With the new standards has come these “six shifts” that the authors of the CCLS often refer to. These six shifts are true shifts in ideology and practice. They are large in scale, and really do require us to be reflective practitioners in order to make such a shift. There really is no “I already do this.” If that were true, as David Coleman, one of the co-authors of the CCLS, states, “that better be wrong, because if we don’t have a shift, we are not going to change a wall that’s been standing for 40 years.”
The six shifts are:
- Increase the amount of informational text used in ELA
- Make literacy a priority in the content areas
- Be use you are using more grade-level complex text
- Increase the amount and rigor of your questions by using text-dependent questions
- Require more evidence-based writing, in all three text types
- Pay more instructional attention to academic vocabulary
Sound like a lot? Well, the best place to jump right in is to look at text complexity. The shift requires us to use more complex text, which is grade-level text that should be used to do close readings, analysis, and encourage deep discussion. Why? Here are just a few reasons:
- the complexity of texts used in both college and the work place has increased over the past 50 years
- the complexity of texts used in high school has remained the same or decreased over the past 50 years
- the difference between a high school and college/work place text is the same as a jump from a fourth to an eighth grade reading level
- the number of students in remedial ELA classes in both 2- and 4-year institutions falls between 40-50%
Clearly we need to be sure that every student is at least exposed to text that is complex in order to be better prepared for life after high school.
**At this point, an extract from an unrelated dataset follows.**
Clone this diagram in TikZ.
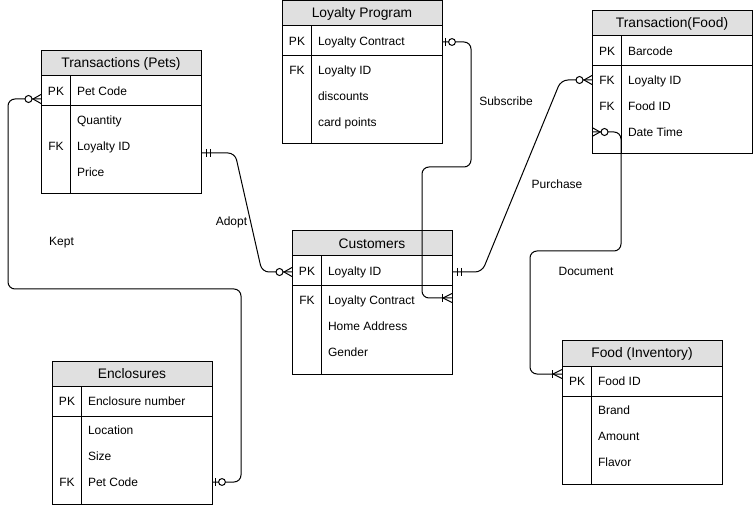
\documentclass[tikz,border=0pt]{standalone}
\usepackage{fontspec}
\setmainfont{Liberation Sans}
\definecolor{hdrgray}{HTML}{E0E0E0}
\newcommand{\erframe}[4]{%
  \node[erhead] (#1) at (#2,#3) {#4};
  \node[erpk] (#1-pk) at (#1.south west) {};
  \node[erbody] (#1-body) at (#1-pk.south west) {};
  \draw ([xshift=29.5pt]#1-pk.north west) -- ([xshift=29.5pt]#1-body.south west);
}
\newcommand{\erkeytext}[4]{\node[erkey] (#1) at (#2+15,#3) {#4};}
\newcommand{\erattrtext}[4]{\node[erattr] (#1) at (#2+35.5,#3) {#4};}
\begin{document}
\begin{tikzpicture}[x=1pt,y=-1pt,line width=1pt,
  erhead/.style={draw, fill=hdrgray, minimum width=160pt, minimum height=25pt, inner sep=0pt, outer sep=0pt, anchor=north west, font=\fontsize{13.8}{16}\selectfont},
  erpk/.style={draw, minimum width=160pt, minimum height=30pt, inner sep=0pt, outer sep=0pt, anchor=north west},
  erbody/.style={draw, minimum width=160pt, minimum height=88pt, inner sep=0pt, outer sep=0pt, anchor=north west},
  erkey/.style={font=\fontsize{12}{14}\selectfont, inner sep=0pt, text height=8.6pt, text depth=0pt},
  erattr/.style={font=\fontsize{12}{14}\selectfont, inner sep=0pt, anchor=west, text height=8.6pt, text depth=0pt},
  lbl/.style={font=\fontsize{12}{14}\selectfont, inner sep=0pt, text height=8.6pt, text depth=0pt},
  conn/.style={draw, rounded corners=7pt},
  mandone/.pic={\draw (5,-4)--(5,4) (9,-4)--(9,4);},
  zmany/.pic={\draw (0,-4.5)--(8,0)--(0,4.5); \draw[fill=white] (12.5,0) circle (3.5);},
  onemany/.pic={\draw (0,-4.5)--(9,0)--(0,4.5); \draw (9.5,-4)--(9.5,4);},
  zone/.pic={\draw (3,-4)--(3,4); \draw[fill=white] (10,0) circle (3.4);}
]
\useasboundingbox (0,0) rectangle (753,505);

% Transactions (Pets)
\erframe{pets}{41}{51}{Transactions (Pets)}
\erkeytext{pets-k1}{41}{91}{PK}\erattrtext{pets-a1}{41}{91}{Pet Code}
\erattrtext{pets-a2}{41}{120}{Quantity}
\erkeytext{pets-k3}{41}{146}{FK}\erattrtext{pets-a3}{41}{146}{Loyalty ID}
\erattrtext{pets-a4}{41}{172}{Price}

% Loyalty Program
\erframe{loy}{282}{1}{Loyalty Program}
\erkeytext{loy-k1}{282}{41}{PK}\erattrtext{loy-a1}{282}{41}{Loyalty Contract}
\erkeytext{loy-k2}{282}{70}{FK}\erattrtext{loy-a2}{282}{70}{Loyalty ID}
\erattrtext{loy-a3}{282}{96}{discounts}
\erattrtext{loy-a4}{282}{122}{card points}

% Transaction(Food)
\erframe{tf}{592}{11}{Transaction(Food)}
\erkeytext{tf-k1}{592}{51}{PK}\erattrtext{tf-a1}{592}{51}{Barcode}
\erkeytext{tf-k2}{592}{80}{FK}\erattrtext{tf-a2}{592}{80}{Loyalty ID}
\erkeytext{tf-k3}{592}{106}{FK}\erattrtext{tf-a3}{592}{106}{Food ID}
\erattrtext{tf-a4}{592}{132}{Date Time}

% Customers
\erframe{cust}{292}{231}{Customers}
\erkeytext{cust-k1}{292}{271}{PK}\erattrtext{cust-a1}{292}{271}{Loyalty ID}
\erkeytext{cust-k2}{292}{300}{FK}\erattrtext{cust-a2}{292}{300}{Loyalty Contract}
\erattrtext{cust-a3}{292}{326}{Home Address}
\erattrtext{cust-a4}{292}{352}{Gender}

% Food (Inventory)
\erframe{food}{562}{341}{Food (Inventory)}
\erkeytext{food-k1}{562}{381}{PK}\erattrtext{food-a1}{562}{381}{Food ID}
\erattrtext{food-a2}{562}{410}{Brand}
\erattrtext{food-a3}{562}{436}{Amount}
\erattrtext{food-a4}{562}{462}{Flavor}

% Enclosures
\erframe{encl}{52}{361}{Enclosures}
\erkeytext{encl-k1}{52}{401}{PK}\erattrtext{encl-a1}{52}{401}{Enclosure number}
\erattrtext{encl-a2}{52}{430}{Location}
\erattrtext{encl-a3}{52}{456}{Size}
\erkeytext{encl-k4}{52}{482}{FK}\erattrtext{encl-a4}{52}{482}{Pet Code}

% connector end points
\coordinate (adoptA) at ([yshift=-102pt]pets.north east);
\coordinate (adoptB) at ([yshift=-41pt]cust.north west);
\coordinate (keptA) at ([yshift=-48pt]pets.north west);
\coordinate (keptB) at ([yshift=-121pt]encl.north east);
\coordinate (subA) at ([yshift=-41pt]loy.north east);
\coordinate (subB) at ([yshift=-67pt]cust.north east);
\coordinate (purA) at ([yshift=-41pt]cust.north east);
\coordinate (purB) at ([yshift=-69pt]tf.north west);
\coordinate (docA) at ([yshift=-121pt]tf.north west);
\coordinate (docB) at ([yshift=-33pt]food.north west);

% connectors
\path[conn] (adoptA) -- (235,153) -- (262,272) -- (adoptB);
\path[conn] (keptA) -- (8,99) -- (8,289) -- (241,289) -- (241,482) -- (keptB);
\path[conn] (subA) -- (471,42) -- (471,167) -- (422,167) -- (422,298) -- (subB);
\path[conn] (purA) -- (482,272) -- (561,80) -- (purB);
\path[conn] (docA) -- (621,132) -- (621,251) -- (530,251) -- (530,374) -- (docB);

% markers
\pic at (adoptA) {mandone};
\pic[xscale=-1] at (adoptB) {zmany};
\pic[xscale=-1] at (keptA) {zmany};
\pic at (keptB) {zone};
\pic at (subA) {zone};
\pic[xscale=-1] at (subB) {onemany};
\pic at (purA) {mandone};
\pic[xscale=-1] at (purB) {zmany};
\pic at (docA) {zmany};
\pic[xscale=-1] at (docB) {onemany};

% labels
\node[lbl] (lsub) at (506,101) {Subscribe};
\node[lbl] (lpur) at (557,184) {Purchase};
\node[lbl] (ldoc) at (586,271) {Document};
\node[lbl] (ladopt) at (231.5,221) {Adopt};
\node[lbl] (lkept) at (61.5,241) {Kept};
\end{tikzpicture}
\end{document}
Before we even think about instructional strategies to use when teaching with complex text, we first have to figure out exactly what makes a text complex. Appendix A of the CCLS describes the three-part model to determining complexity, which includes quantitative measures, qualitative measures, and reader and task considerations. There are many resources available, but Engageny.org has rubrics for both literature and informational text that are both user-friendly and of high quality (which are being promoted in this region). Also, Appendix B of the CCLS contains lists of texts that are considered complex at every grade level or band, in many genres. I have found that both Appendix B and the rubrics are very helpful jumping off points for teachers when analyzing the texts they already use for complexity.
Still unsure about what makes a text complex? Look at the video on Engageny.org regarding complex text to get a sense of why we need to shift and how it might look in the classroom. Read the description in Appendix A for a better sense of why we are even paying attention to the complexity of texts. Look over the lists of texts in Appendix B for some instructional ideas. Finally, consult your local BOCES for professional development around these six shifts.